Not far away we find a difficult double star, 17, whose components are of magnitudes six and ten or eleven, distance 3.7", p. 325°.
From Lyra we pass to Cygnus, which, lying in one of the richest parts of the Milky Way, is a very interesting constellation for the possessor of a telescope. Its general outlines are plainly marked for the naked eye by the figure of a cross more than twenty degrees in length lying along the axis of the Milky Way. The foot of the cross is indicated by the star β, also known as Albireo, one of the most charming of all the double stars.

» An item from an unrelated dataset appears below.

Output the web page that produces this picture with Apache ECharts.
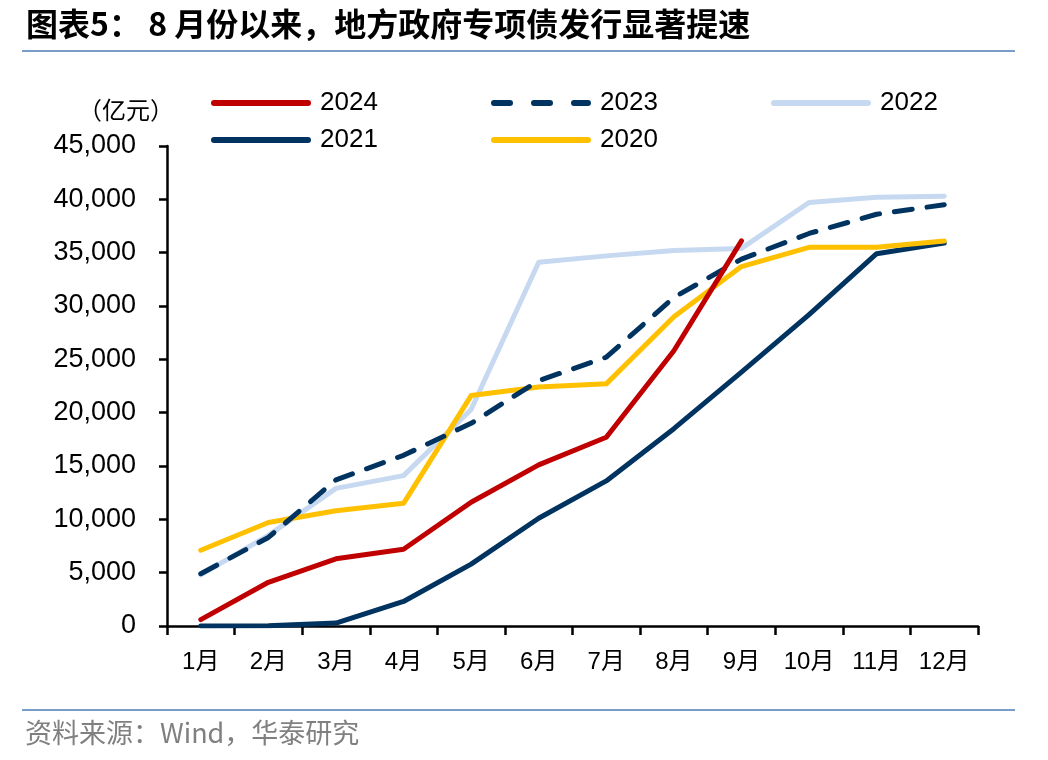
<!DOCTYPE html>
<html>
<head>
<meta charset="utf-8">
<script src="https://cdn.jsdelivr.net/npm/echarts@6/dist/echarts.min.js"></script>
<style>
html,body{margin:0;padding:0;background:#fff;}
#c{width:1048px;height:760px;}
</style>
</head>
<body>
<div id="c"></div>
<script>
var months = ['1月','2月','3月','4月','5月','6月','7月','8月','9月','10月','11月','12月'];
var yTicks = [0,5000,10000,15000,20000,25000,30000,35000,40000,45000];
var s2024 = [600,4100,6300,7200,11600,15100,17700,25800,36100,null,null,null];
var s2023 = [4900,8300,13700,16000,19000,23000,25200,30800,34400,36800,38600,39500];
var s2022 = [4800,8500,12900,14100,20300,34100,34700,35200,35400,39700,40200,40300];
var s2021 = [0,30,280,2300,5800,10100,13600,18500,23800,29200,34900,35900];
var s2020 = [7100,9700,10800,11500,21600,22400,22700,29000,33700,35500,35500,36100];

var chart = echarts.init(document.getElementById('c'));
var FONT = "'Liberation Sans','Noto Sans CJK SC',sans-serif";
var SOLID_ICON = 'path://M3,0H97A3,3 0 0 1 97,6H3A3,3 0 0 1 3,0Z';
var DASH_ICON = 'path://M3,0H19A3,3 0 0 1 19,6H3A3,3 0 0 1 3,0Z M43,0H59A3,3 0 0 1 59,6H43A3,3 0 0 1 43,0Z M83,0H97A3,3 0 0 1 97,6H83A3,3 0 0 1 83,0Z';
function ln(name, data, color, dashed, z){
  return {
    name: name, type: 'line', data: data, symbol: 'none', z: z,
    lineStyle: {color: color, width: 5, type: dashed ? [18,15] : 'solid', cap: 'round', join: 'round'},
    itemStyle: {color: color},
    emphasis: {disabled: true}, animation: false
  };
}
function lg(name, left, top, dashed){
  return {
    data: [{name: name, icon: dashed ? DASH_ICON : SOLID_ICON}],
    left: left, top: top, itemWidth: 100, itemHeight: 6,
    textStyle: {fontSize: 26, color: '#000', fontFamily: FONT, padding: [0,0,0,4]},
    selectedMode: false
  };
}
chart.setOption({
  animation: false,
  grid: {left: 167, right: 70, top: 146, bottom: 134},
  legend: [
    lg('2024', 206, 85), lg('2023', 486, 85, true), lg('2022', 766, 85),
    lg('2021', 206, 122), lg('2020', 486, 122)
  ],
  xAxis: {
    type: 'category', data: months, boundaryGap: true,
    axisLine: {lineStyle: {color: '#000', width: 2.5}},
    axisTick: {show: true, interval: 0, length: 9, lineStyle: {color: '#000', width: 2.5}},
    axisLabel: {fontSize: 24, color: '#000', fontFamily: FONT, margin: 24, interval: 0}
  },
  yAxis: {
    type: 'value', min: yTicks[0], max: yTicks[yTicks.length-1], interval: yTicks[1]-yTicks[0],
    splitLine: {show: false},
    axisLine: {show: true, lineStyle: {color: '#000', width: 2.5}},
    axisTick: {show: true, length: 8, lineStyle: {color: '#000', width: 2.5}},
    axisLabel: {fontSize: 27, color: '#000', fontFamily: FONT, margin: 31,
      formatter: function(v){ return v.toLocaleString('en-US'); }}
  },
  series: [
    ln('2024', s2024, '#C00000', false, 6),
    ln('2023', s2023, '#00335F', true, 5),
    ln('2022', s2022, '#C6D9F1', false, 2),
    ln('2021', s2021, '#00335F', false, 3),
    ln('2020', s2020, '#FFC000', false, 4)
  ],
  graphic: [
    {type: 'text', left: 26, top: 8, style: {text: '图表5： 8 月份以来，地方政府专项债发行显著提速', font: "bold 32px 'Noto Sans CJK SC',sans-serif", fill: '#000'}},
    {type: 'line', shape: {x1: 22, y1: 51, x2: 1015, y2: 51}, style: {stroke: '#7a9cc8', lineWidth: 2}},
    {type: 'text', left: 78, top: 98, style: {text: '（亿元）', font: "24px 'Noto Sans CJK SC',sans-serif", fill: '#000'}},
    {type: 'line', shape: {x1: 22, y1: 710, x2: 1015, y2: 710}, style: {stroke: '#7a9cc8', lineWidth: 2}},
    {type: 'text', left: 25, top: 719, style: {text: '资料来源：Wind，华泰研究', font: "27px 'Noto Sans CJK SC',sans-serif", fill: '#808080'}}
  ]
});
</script>
</body>
</html>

The three-inch amply suffices to reveal the beauty of this object, whose components present as sharp a contrast of light yellow and deep blue as it would be possible to produce artificially with the purest pigments. The magnitudes are three and seven, distance 34.6", p. 55°. No motion has been detected indicating that these stars are connected in orbital revolution, yet no one can look at them without feeling that they are intimately related to one another. It is a sight to which one returns again and again, always with undiminished pleasure. The most inexperienced observer admires its beauty, and after an hour spent with doubtful results in trying to interest a tyro in double stars it is always with a sense of assured success that one turns the telescope to β Cygni.